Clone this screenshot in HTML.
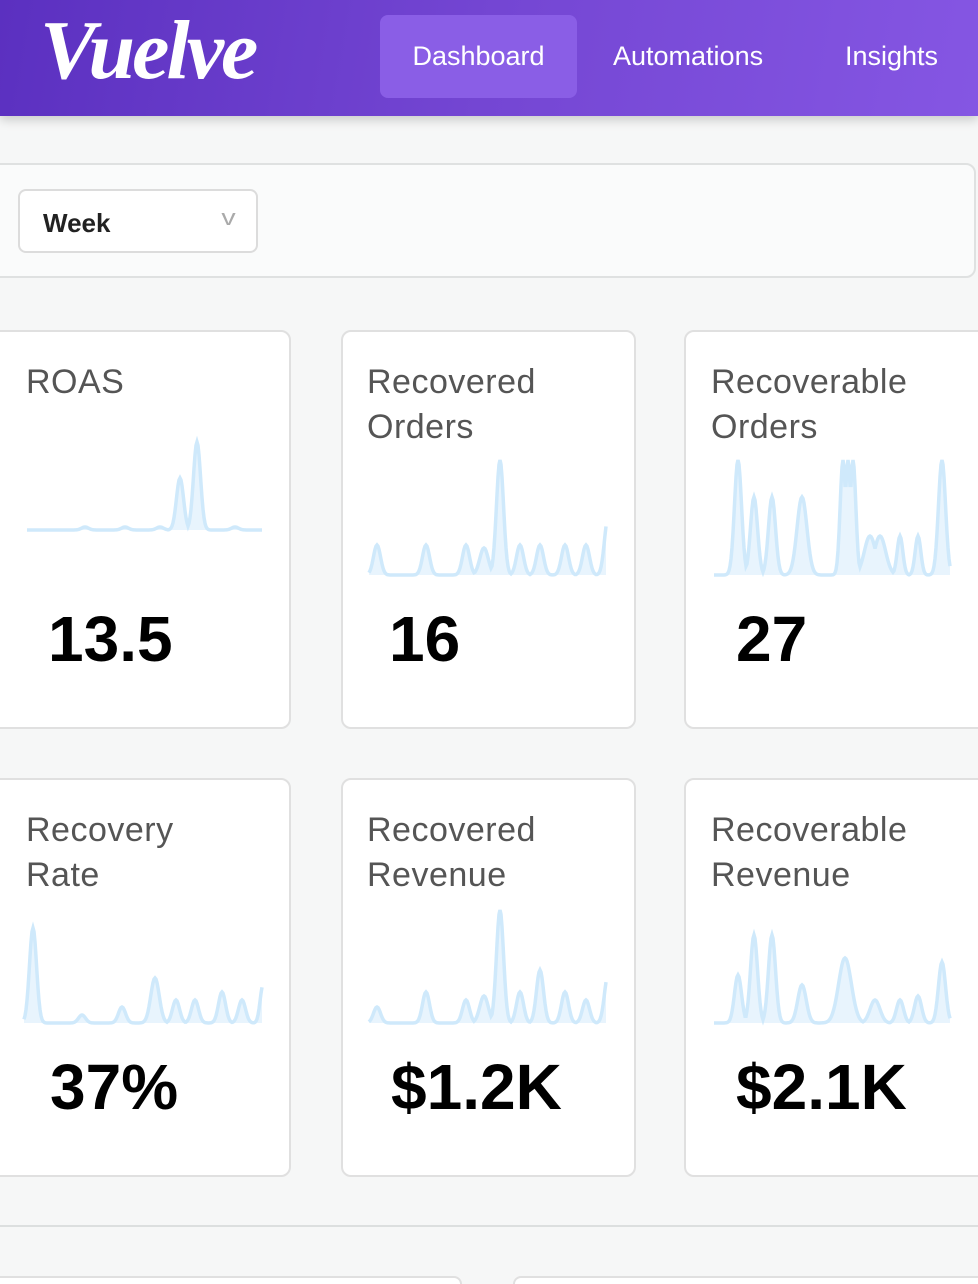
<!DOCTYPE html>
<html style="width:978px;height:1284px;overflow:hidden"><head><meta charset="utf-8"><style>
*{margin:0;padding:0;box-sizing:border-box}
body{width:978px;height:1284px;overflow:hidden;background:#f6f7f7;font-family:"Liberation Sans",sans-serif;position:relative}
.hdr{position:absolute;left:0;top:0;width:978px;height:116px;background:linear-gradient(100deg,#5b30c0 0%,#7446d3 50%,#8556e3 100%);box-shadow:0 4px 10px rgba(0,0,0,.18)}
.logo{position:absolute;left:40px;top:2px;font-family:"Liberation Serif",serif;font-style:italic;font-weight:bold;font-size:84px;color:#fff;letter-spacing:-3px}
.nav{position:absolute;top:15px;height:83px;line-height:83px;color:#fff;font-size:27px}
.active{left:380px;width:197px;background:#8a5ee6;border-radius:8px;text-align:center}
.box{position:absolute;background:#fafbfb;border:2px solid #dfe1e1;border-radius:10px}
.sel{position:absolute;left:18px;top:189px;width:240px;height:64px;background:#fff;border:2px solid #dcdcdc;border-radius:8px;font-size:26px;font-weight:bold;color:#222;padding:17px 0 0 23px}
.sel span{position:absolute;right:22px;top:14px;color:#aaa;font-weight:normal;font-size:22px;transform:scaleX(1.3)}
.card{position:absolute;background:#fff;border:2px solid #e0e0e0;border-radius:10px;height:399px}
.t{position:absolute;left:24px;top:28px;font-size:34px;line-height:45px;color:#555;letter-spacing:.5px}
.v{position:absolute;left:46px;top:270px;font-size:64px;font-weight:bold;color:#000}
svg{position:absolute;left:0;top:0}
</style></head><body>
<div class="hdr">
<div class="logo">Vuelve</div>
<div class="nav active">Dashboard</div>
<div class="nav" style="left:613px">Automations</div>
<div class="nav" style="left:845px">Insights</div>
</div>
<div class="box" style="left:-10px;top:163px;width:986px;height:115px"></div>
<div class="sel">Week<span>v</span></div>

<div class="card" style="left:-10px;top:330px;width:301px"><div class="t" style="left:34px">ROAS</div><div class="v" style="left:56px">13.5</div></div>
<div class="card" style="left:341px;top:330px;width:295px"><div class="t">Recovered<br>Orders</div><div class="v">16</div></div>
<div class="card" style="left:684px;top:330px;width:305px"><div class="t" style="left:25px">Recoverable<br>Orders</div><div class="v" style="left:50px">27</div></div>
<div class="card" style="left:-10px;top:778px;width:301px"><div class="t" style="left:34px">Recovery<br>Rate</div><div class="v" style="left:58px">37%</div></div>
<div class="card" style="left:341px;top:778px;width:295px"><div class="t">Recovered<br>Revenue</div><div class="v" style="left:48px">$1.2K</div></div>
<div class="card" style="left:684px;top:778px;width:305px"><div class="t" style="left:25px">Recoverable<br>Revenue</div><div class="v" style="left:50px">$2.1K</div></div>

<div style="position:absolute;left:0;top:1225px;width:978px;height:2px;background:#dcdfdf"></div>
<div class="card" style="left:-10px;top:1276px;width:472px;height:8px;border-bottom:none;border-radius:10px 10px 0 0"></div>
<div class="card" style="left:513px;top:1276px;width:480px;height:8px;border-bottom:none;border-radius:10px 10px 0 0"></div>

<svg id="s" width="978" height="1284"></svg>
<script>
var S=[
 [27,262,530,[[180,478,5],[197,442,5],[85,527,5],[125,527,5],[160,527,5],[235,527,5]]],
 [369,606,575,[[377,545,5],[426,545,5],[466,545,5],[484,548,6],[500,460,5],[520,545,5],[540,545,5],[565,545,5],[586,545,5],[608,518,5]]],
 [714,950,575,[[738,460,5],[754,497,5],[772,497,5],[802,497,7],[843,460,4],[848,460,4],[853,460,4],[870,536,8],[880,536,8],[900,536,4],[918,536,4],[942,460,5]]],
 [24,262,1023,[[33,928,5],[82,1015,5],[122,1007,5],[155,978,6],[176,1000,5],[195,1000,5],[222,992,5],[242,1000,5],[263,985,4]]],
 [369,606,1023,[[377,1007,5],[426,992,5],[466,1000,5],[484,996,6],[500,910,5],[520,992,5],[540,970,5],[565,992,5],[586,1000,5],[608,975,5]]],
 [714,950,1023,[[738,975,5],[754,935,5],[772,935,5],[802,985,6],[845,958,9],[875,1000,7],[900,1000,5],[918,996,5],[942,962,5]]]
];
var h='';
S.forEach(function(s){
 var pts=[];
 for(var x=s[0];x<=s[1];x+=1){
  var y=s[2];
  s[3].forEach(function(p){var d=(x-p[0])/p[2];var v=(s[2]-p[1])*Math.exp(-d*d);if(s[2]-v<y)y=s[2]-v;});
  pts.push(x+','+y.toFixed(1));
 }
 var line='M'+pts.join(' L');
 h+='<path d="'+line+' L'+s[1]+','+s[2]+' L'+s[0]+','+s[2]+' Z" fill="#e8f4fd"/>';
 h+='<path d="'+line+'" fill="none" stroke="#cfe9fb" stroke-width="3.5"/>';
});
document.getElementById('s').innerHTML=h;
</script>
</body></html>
____
*What this task involves:* Retype everything in the material word for word, minus pictures.

*Result of the exercise:*
Clone this screenshot in HTML.
<!DOCTYPE html>
<html style="width:978px;height:1284px;overflow:hidden"><head><meta charset="utf-8"><style>
*{margin:0;padding:0;box-sizing:border-box}
body{width:978px;height:1284px;overflow:hidden;background:#f6f7f7;font-family:"Liberation Sans",sans-serif;position:relative}
.hdr{position:absolute;left:0;top:0;width:978px;height:116px;background:linear-gradient(100deg,#5b30c0 0%,#7446d3 50%,#8556e3 100%);box-shadow:0 4px 10px rgba(0,0,0,.18)}
.logo{position:absolute;left:40px;top:2px;font-family:"Liberation Serif",serif;font-style:italic;font-weight:bold;font-size:84px;color:#fff;letter-spacing:-3px}
.nav{position:absolute;top:15px;height:83px;line-height:83px;color:#fff;font-size:27px}
.active{left:380px;width:197px;background:#8a5ee6;border-radius:8px;text-align:center}
.box{position:absolute;background:#fafbfb;border:2px solid #dfe1e1;border-radius:10px}
.sel{position:absolute;left:18px;top:189px;width:240px;height:64px;background:#fff;border:2px solid #dcdcdc;border-radius:8px;font-size:26px;font-weight:bold;color:#222;padding:17px 0 0 23px}
.sel span{position:absolute;right:22px;top:14px;color:#aaa;font-weight:normal;font-size:22px;transform:scaleX(1.3)}
.card{position:absolute;background:#fff;border:2px solid #e0e0e0;border-radius:10px;height:399px}
.t{position:absolute;left:24px;top:28px;font-size:34px;line-height:45px;color:#555;letter-spacing:.5px}
.v{position:absolute;left:46px;top:270px;font-size:64px;font-weight:bold;color:#000}
svg{position:absolute;left:0;top:0}
</style></head><body>
<div class="hdr">
<div class="logo">Vuelve</div>
<div class="nav active">Dashboard</div>
<div class="nav" style="left:613px">Automations</div>
<div class="nav" style="left:845px">Insights</div>
</div>
<div class="box" style="left:-10px;top:163px;width:986px;height:115px"></div>
<div class="sel">Week<span>v</span></div>

<div class="card" style="left:-10px;top:330px;width:301px"><div class="t" style="left:34px">ROAS</div><div class="v" style="left:56px">13.5</div></div>
<div class="card" style="left:341px;top:330px;width:295px"><div class="t">Recovered<br>Orders</div><div class="v">16</div></div>
<div class="card" style="left:684px;top:330px;width:305px"><div class="t" style="left:25px">Recoverable<br>Orders</div><div class="v" style="left:50px">27</div></div>
<div class="card" style="left:-10px;top:778px;width:301px"><div class="t" style="left:34px">Recovery<br>Rate</div><div class="v" style="left:58px">37%</div></div>
<div class="card" style="left:341px;top:778px;width:295px"><div class="t">Recovered<br>Revenue</div><div class="v" style="left:48px">$1.2K</div></div>
<div class="card" style="left:684px;top:778px;width:305px"><div class="t" style="left:25px">Recoverable<br>Revenue</div><div class="v" style="left:50px">$2.1K</div></div>

<div style="position:absolute;left:0;top:1225px;width:978px;height:2px;background:#dcdfdf"></div>
<div class="card" style="left:-10px;top:1276px;width:472px;height:8px;border-bottom:none;border-radius:10px 10px 0 0"></div>
<div class="card" style="left:513px;top:1276px;width:480px;height:8px;border-bottom:none;border-radius:10px 10px 0 0"></div>

<svg id="s" width="978" height="1284"></svg>
<script>
var S=[
 [27,262,530,[[180,478,5],[197,442,5],[85,527,5],[125,527,5],[160,527,5],[235,527,5]]],
 [369,606,575,[[377,545,5],[426,545,5],[466,545,5],[484,548,6],[500,460,5],[520,545,5],[540,545,5],[565,545,5],[586,545,5],[608,518,5]]],
 [714,950,575,[[738,460,5],[754,497,5],[772,497,5],[802,497,7],[843,460,4],[848,460,4],[853,460,4],[870,536,8],[880,536,8],[900,536,4],[918,536,4],[942,460,5]]],
 [24,262,1023,[[33,928,5],[82,1015,5],[122,1007,5],[155,978,6],[176,1000,5],[195,1000,5],[222,992,5],[242,1000,5],[263,985,4]]],
 [369,606,1023,[[377,1007,5],[426,992,5],[466,1000,5],[484,996,6],[500,910,5],[520,992,5],[540,970,5],[565,992,5],[586,1000,5],[608,975,5]]],
 [714,950,1023,[[738,975,5],[754,935,5],[772,935,5],[802,985,6],[845,958,9],[875,1000,7],[900,1000,5],[918,996,5],[942,962,5]]]
];
var h='';
S.forEach(function(s){
 var pts=[];
 for(var x=s[0];x<=s[1];x+=1){
  var y=s[2];
  s[3].forEach(function(p){var d=(x-p[0])/p[2];var v=(s[2]-p[1])*Math.exp(-d*d);if(s[2]-v<y)y=s[2]-v;});
  pts.push(x+','+y.toFixed(1));
 }
 var line='M'+pts.join(' L');
 h+='<path d="'+line+' L'+s[1]+','+s[2]+' L'+s[0]+','+s[2]+' Z" fill="#e8f4fd"/>';
 h+='<path d="'+line+'" fill="none" stroke="#cfe9fb" stroke-width="3.5"/>';
});
document.getElementById('s').innerHTML=h;
</script>
</body></html>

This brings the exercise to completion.